>> begin
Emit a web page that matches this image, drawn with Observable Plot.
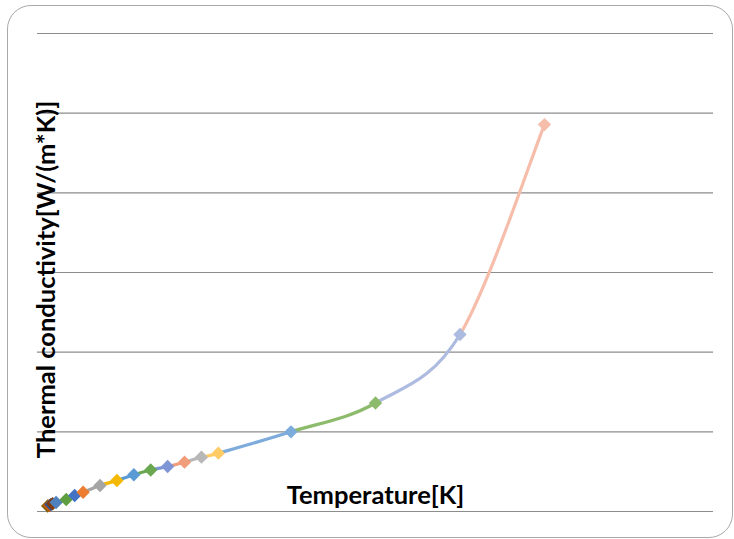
<!DOCTYPE html>
<html>
<head>
<meta charset="utf-8">
<script src="https://cdn.jsdelivr.net/npm/d3@7"></script>
<script src="https://cdn.jsdelivr.net/npm/@observablehq/plot@0.6"></script>
<style>
  html, body { margin: 0; padding: 0; background: #fff; overflow: hidden; }
  #wrap { position: relative; width: 734px; height: 539px; overflow: hidden; }
  #border { position: absolute; left: 7px; top: 5px; width: 724px; height: 531px;
    border: 1.3px solid #a9a9a9; border-radius: 24px; pointer-events: none; }
  #chart svg { display: block; }
</style>
</head>
<body>
<div id="wrap"><div id="chart"></div><div id="border"></div></div>
<script>
// Data
const temperature = [6, 7, 8, 9, 11, 17, 22, 27, 37, 47, 57, 67, 77, 87, 97, 107, 150, 200, 250, 300];
const conductivity = [6.9, 7.5, 8.8, 9.7, 11.3, 15.1, 20.1, 24.2, 32.6, 38.9, 46.1, 52.1, 56.5, 61.9, 68.2, 73.2, 100, 136.2, 222.2, 485.7];
const pointColors = ["#7f6000", "#c55a11", "#2f5597", "#843c0c", "#4e81bd", "#5f9e3f", "#4472c4", "#ed7d31", "#a5a5a5", "#f5b800",
  "#5b9bd5", "#6aa84f", "#7f96d6", "#f19c7a", "#b7b7b7", "#ffcb66", "#7cabdc", "#8dbb6c", "#aebbe0", "#f5bdaa"];
const yTicks = [0, 100, 200, 300, 400, 500, 600];
const xTitle = "Temperature[K]";
const yTitle = "Thermal conductivity[W/(m*K)]";

const points = temperature.map((t, i) => ({T: t, k: conductivity[i], color: pointColors[i]}));

// Each segment i -> i+1 carries its neighbours so the smooth curve stays continuous
const n = points.length;
const segRows = [];
for (let i = 0; i < n - 1; i++) {
  for (const j of [Math.max(0, i - 1), i, i + 1, Math.min(n - 1, i + 2)]) {
    segRows.push({T: points[j].T, k: points[j].k, seg: i, color: pointColors[i + 1]});
  }
}

// Custom curve: draws only the middle span of 4 points as a Catmull-Rom Bezier
function segmentCurve(context) {
  let pts;
  return {
    areaStart() {}, areaEnd() {},
    lineStart() { pts = []; },
    point(x, y) { pts.push([+x, +y]); },
    lineEnd() {
      if (pts.length < 4) return;
      const [p0, p1, p2, p3] = pts;
      context.moveTo(p1[0], p1[1]);
      context.bezierCurveTo(
        p1[0] + (p2[0] - p0[0]) / 6, p1[1] + (p2[1] - p0[1]) / 6,
        p2[0] - (p3[0] - p1[0]) / 6, p2[1] - (p3[1] - p1[1]) / 6,
        p2[0], p2[1]);
    }
  };
}

const font = "Lato, 'Open Sans', sans-serif";

const chart = Plot.plot({
  width: 734,
  height: 539,
  marginLeft: 37,
  marginRight: 21,
  marginTop: 33,
  marginBottom: 28,
  style: {background: "transparent", fontFamily: font},
  x: {domain: [0, 400], axis: null},
  y: {domain: [0, 600], axis: null},
  marks: [
    Plot.ruleY(yTicks, {stroke: "#8c8c8c", strokeWidth: 1.2}),
    Plot.text([yTitle], {frameAnchor: "left", textAnchor: "middle", rotate: -90, lineAnchor: "bottom", dx: 17, dy: 7,
      fontSize: 25.5, fontWeight: "bold", fill: "#000", fontFamily: font}),
    Plot.text([xTitle], {frameAnchor: "bottom", lineAnchor: "bottom", dy: -8,
      fontSize: 25.5, fontWeight: "bold", fill: "#000", fontFamily: font}),
    Plot.line(segRows, {x: "T", y: "k", z: "seg", stroke: "color", strokeWidth: 3.2,
      curve: segmentCurve, strokeLinecap: "butt"}),
    Plot.dot(points, {x: "T", y: "k", fill: "color", symbol: "diamond2", r: 6, stroke: "none"})
  ]
});
document.getElementById("chart").appendChild(chart);
</script>
</body>
</html>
>> end
WHAT THE TASK ASKS: Reproduce the listing above exactly, excluding all pictures.

EXERCISE OUTPUT:
Emit a web page that matches this image, drawn with Observable Plot.
<!DOCTYPE html>
<html>
<head>
<meta charset="utf-8">
<script src="https://cdn.jsdelivr.net/npm/d3@7"></script>
<script src="https://cdn.jsdelivr.net/npm/@observablehq/plot@0.6"></script>
<style>
  html, body { margin: 0; padding: 0; background: #fff; overflow: hidden; }
  #wrap { position: relative; width: 734px; height: 539px; overflow: hidden; }
  #border { position: absolute; left: 7px; top: 5px; width: 724px; height: 531px;
    border: 1.3px solid #a9a9a9; border-radius: 24px; pointer-events: none; }
  #chart svg { display: block; }
</style>
</head>
<body>
<div id="wrap"><div id="chart"></div><div id="border"></div></div>
<script>
// Data
const temperature = [6, 7, 8, 9, 11, 17, 22, 27, 37, 47, 57, 67, 77, 87, 97, 107, 150, 200, 250, 300];
const conductivity = [6.9, 7.5, 8.8, 9.7, 11.3, 15.1, 20.1, 24.2, 32.6, 38.9, 46.1, 52.1, 56.5, 61.9, 68.2, 73.2, 100, 136.2, 222.2, 485.7];
const pointColors = ["#7f6000", "#c55a11", "#2f5597", "#843c0c", "#4e81bd", "#5f9e3f", "#4472c4", "#ed7d31", "#a5a5a5", "#f5b800",
  "#5b9bd5", "#6aa84f", "#7f96d6", "#f19c7a", "#b7b7b7", "#ffcb66", "#7cabdc", "#8dbb6c", "#aebbe0", "#f5bdaa"];
const yTicks = [0, 100, 200, 300, 400, 500, 600];
const xTitle = "Temperature[K]";
const yTitle = "Thermal conductivity[W/(m*K)]";

const points = temperature.map((t, i) => ({T: t, k: conductivity[i], color: pointColors[i]}));

// Each segment i -> i+1 carries its neighbours so the smooth curve stays continuous
const n = points.length;
const segRows = [];
for (let i = 0; i < n - 1; i++) {
  for (const j of [Math.max(0, i - 1), i, i + 1, Math.min(n - 1, i + 2)]) {
    segRows.push({T: points[j].T, k: points[j].k, seg: i, color: pointColors[i + 1]});
  }
}

// Custom curve: draws only the middle span of 4 points as a Catmull-Rom Bezier
function segmentCurve(context) {
  let pts;
  return {
    areaStart() {}, areaEnd() {},
    lineStart() { pts = []; },
    point(x, y) { pts.push([+x, +y]); },
    lineEnd() {
      if (pts.length < 4) return;
      const [p0, p1, p2, p3] = pts;
      context.moveTo(p1[0], p1[1]);
      context.bezierCurveTo(
        p1[0] + (p2[0] - p0[0]) / 6, p1[1] + (p2[1] - p0[1]) / 6,
        p2[0] - (p3[0] - p1[0]) / 6, p2[1] - (p3[1] - p1[1]) / 6,
        p2[0], p2[1]);
    }
  };
}

const font = "Lato, 'Open Sans', sans-serif";

const chart = Plot.plot({
  width: 734,
  height: 539,
  marginLeft: 37,
  marginRight: 21,
  marginTop: 33,
  marginBottom: 28,
  style: {background: "transparent", fontFamily: font},
  x: {domain: [0, 400], axis: null},
  y: {domain: [0, 600], axis: null},
  marks: [
    Plot.ruleY(yTicks, {stroke: "#8c8c8c", strokeWidth: 1.2}),
    Plot.text([yTitle], {frameAnchor: "left", textAnchor: "middle", rotate: -90, lineAnchor: "bottom", dx: 17, dy: 7,
      fontSize: 25.5, fontWeight: "bold", fill: "#000", fontFamily: font}),
    Plot.text([xTitle], {frameAnchor: "bottom", lineAnchor: "bottom", dy: -8,
      fontSize: 25.5, fontWeight: "bold", fill: "#000", fontFamily: font}),
    Plot.line(segRows, {x: "T", y: "k", z: "seg", stroke: "color", strokeWidth: 3.2,
      curve: segmentCurve, strokeLinecap: "butt"}),
    Plot.dot(points, {x: "T", y: "k", fill: "color", symbol: "diamond2", r: 6, stroke: "none"})
  ]
});
document.getElementById("chart").appendChild(chart);
</script>
</body>
</html>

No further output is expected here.